As another writer warns in our headline picks this week,
Our number one criticism of Trump was that he enabled the deep state by empowering people into positions of power who furthered the globalist agenda…. But now I’m seeing picks that reflect our earliest criticisms. Some of these are really bad. Some are OK, some are good. So as a member of this coalition I raised the alarm.
I am of the same mind to raise the alarm. Some of Trump’s picks are interesting and may be good; and, fortunately, the options that look bad on the surface are only under consideration; so he may not even pick them. I’ll research them deeper if he does.
The war front
In terms of Trump’s war cabinet during a time of many wars with US involvement, I’m going to just quote an article from 321Gold.com:
But all that hope of the non-interventionists / libertarians lasted for less than a week. Consider Trump’s key appointments made so far.
I. John Rubio, as the Secretary of State, would be a continuation of Pompeo.

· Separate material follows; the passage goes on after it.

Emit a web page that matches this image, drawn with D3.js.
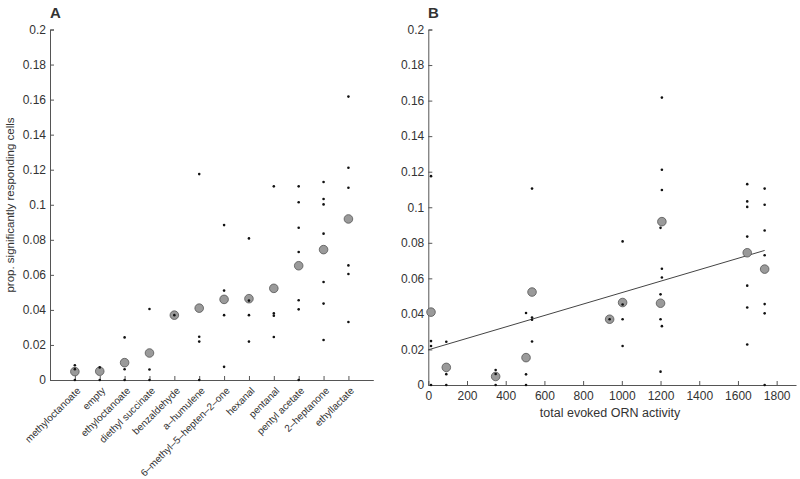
<!DOCTYPE html>
<html><head><meta charset="utf-8">
<script src="https://cdn.jsdelivr.net/npm/d3@7"></script>
<style>
body{margin:0;background:#fff;}
text{font-family:"Liberation Sans",Arial,Helvetica,sans-serif;fill:#333;}
</style></head>
<body><svg id="c" width="800" height="479"></svg>
<script>
const odors = ["methyloctanoate","empty","ethyloctanoate","diethyl succinate","benzaldehyde","a\u2013humulene","6\u2013methyl\u20135\u2013hepten\u20132\u2013one","hexanal","pentanal","pentyl acetate","2\u2013heptanone","ethyllactate"];
const means = [0.0048,0.0050,0.0099,0.0154,0.0370,0.0410,0.0460,0.0464,0.0523,0.0652,0.0744,0.0919];
const dots = [
  [0.0084,0.0062,0],
  [0.0072,0],
  [0.0243,0.0061,0],
  [0.0405,0.0060,0],
  [0.0370],
  [0.1175,0.0247,0.0219,0],
  [0.0884,0.0510,0.0370,0.0075],
  [0.0808,0.0453,0.0370,0.0219],
  [0.1105,0.0380,0.0367,0.0245],
  [0.1105,0.1014,0.0869,0.0730,0.0455,0.0403,0],
  [0.1130,0.1033,0.1002,0.0835,0.0559,0.0436,0.0228],
  [0.1617,0.1211,0.1097,0.0654,0.0605,0.0331]
];
const ornActivity = [348,null,93,505,937,14,1200,1004,536,1738,1648,1207];
const fitX = [0,1738];
const fitY = [0.0198,0.0757];
const yTicks = [0,0.02,0.04,0.06,0.08,0.1,0.12,0.14,0.16,0.18,0.2];
const xTicksB = [0,200,400,600,800,1000,1200,1400,1600,1800];

const svg = d3.select("#c");
const axisCol = "#555";
const fmt = d3.format("~g");

function styleAxis(g){
  g.select(".domain").attr("stroke",axisCol);
  g.selectAll(".tick line").attr("stroke",axisCol);
  g.selectAll(".tick text").style("font-size","12px").attr("fill","#333");
}

// ---- Panel A ----
const xA = d3.scaleLinear().domain([0,13]).range([50,373.3]);
const yA = d3.scaleLinear().domain([0,0.2]).range([380,29.5]);
const gA = svg.append("g");
gA.append("g").attr("transform","translate(50,0)")
  .call(d3.axisLeft(yA).tickValues(yTicks).tickFormat(fmt).tickSizeInner(-4).tickSizeOuter(-4).tickPadding(4))
  .call(styleAxis);
gA.append("g").attr("transform","translate(0,380)")
  .call(d3.axisBottom(xA).tickValues(d3.range(1,13)).tickFormat(()=>"").tickSizeInner(-4).tickSizeOuter(0))
  .call(styleAxis);
odors.forEach((o,i)=>{
  gA.append("text").attr("transform",`translate(${xA(i+1)+1},${386}) rotate(-45)`)
    .attr("text-anchor","end").attr("dy","0.75em").style("font-size","10px").text(o);
});
odors.forEach((o,i)=>{
  gA.append("circle").attr("cx",xA(i+1)).attr("cy",yA(means[i])).attr("r",4.3)
    .attr("fill","#9a9a9a").attr("stroke","#555").attr("stroke-width",0.8);
});
dots.forEach((arr,i)=>arr.forEach(v=>{
  gA.append("circle").attr("cx",xA(i+1)).attr("cy",yA(v)).attr("r",1.3).attr("fill","#111");
}));
gA.append("text").attr("transform","translate(14,205) rotate(-90)").attr("text-anchor","middle")
  .style("font-size","11.5px").text("prop. significantly responding cells");
gA.append("text").attr("x",50).attr("y",18).style("font-size","15px").style("font-weight","bold").attr("fill","#222").text("A");

// ---- Panel B ----
const xB = d3.scaleLinear().domain([0,1900]).range([428.3,796]);
const yB = d3.scaleLinear().domain([0,0.2]).range([385,29.5]);
const gB = svg.append("g");
gB.append("g").attr("transform","translate(428.3,0)")
  .call(d3.axisLeft(yB).tickValues(yTicks).tickFormat(fmt).tickSizeInner(-4).tickSizeOuter(-4).tickPadding(4))
  .call(styleAxis);
gB.append("g").attr("transform","translate(0,385)")
  .call(d3.axisBottom(xB).tickValues(xTicksB).tickFormat(d3.format("d")).tickSizeInner(-4).tickSizeOuter(0).tickPadding(6))
  .call(styleAxis);
gB.append("path").datum(fitX.map((x,i)=>[x,fitY[i]]))
  .attr("d",d3.line().x(d=>xB(d[0])).y(d=>yB(d[1])))
  .attr("stroke","#444").attr("stroke-width",1).attr("fill","none");
odors.forEach((o,i)=>{
  if(ornActivity[i]===null) return;
  gB.append("circle").attr("cx",xB(ornActivity[i])).attr("cy",yB(means[i])).attr("r",4.3)
    .attr("fill","#9a9a9a").attr("stroke","#555").attr("stroke-width",0.8);
});
dots.forEach((arr,i)=>{
  if(ornActivity[i]===null) return;
  arr.forEach(v=>{
    gB.append("circle").attr("cx",xB(ornActivity[i])).attr("cy",yB(v)).attr("r",1.3).attr("fill","#111");
  });
});
gB.append("text").attr("x",610).attr("y",417).attr("text-anchor","middle")
  .style("font-size","12.5px").text("total evoked ORN activity");
gB.append("text").attr("x",428).attr("y",18).style("font-size","15px").style("font-weight","bold").attr("fill","#222").text("B");
</script></body></html>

II. Elise Stefanik would be a continuation of Nikki Haley for the role of US ambassador to the UN.
III. Mike Waltz, as the National Security Advisor, is as Neocon as one can possibly be. Waltz had worked as an Advisor to both Donald Rumsfeld and Dick Cheney – the two most war-mongering Republicans of the recent past.
IV. Pete Hegseth, Trump’s choice for Secretary of Defense, is far from Trump’s stated anti-war position. Pete is an out-right military expansionist and has advocated for “rewriting the rules of war” to ensure the US military’s success.
After these four appointments, objective observers should have little doubt that
Trump 2.0 will continue Trump 1.0 from a policy perspective. Whatever ideological chasms they had imagined between Trump and the previous administrations are non-existent in the current setup. There cannot be any doubt remaining after these appointments.
We’ll have to see what additional appointments Trump chooses, but it looks like a mixed bag right now with about half of them looking like they could be the same old terrible we’ve always known. (And before you jump all over me for being critical of some of Trump’s choices, just remember lots of people jumped all over me four years ago, too; and there is not a statement I’d take back now after seeing how those cabinet choices played out so bad that Trump, himself, fired nearly all of them or kicked their butts out the door as they resigned.)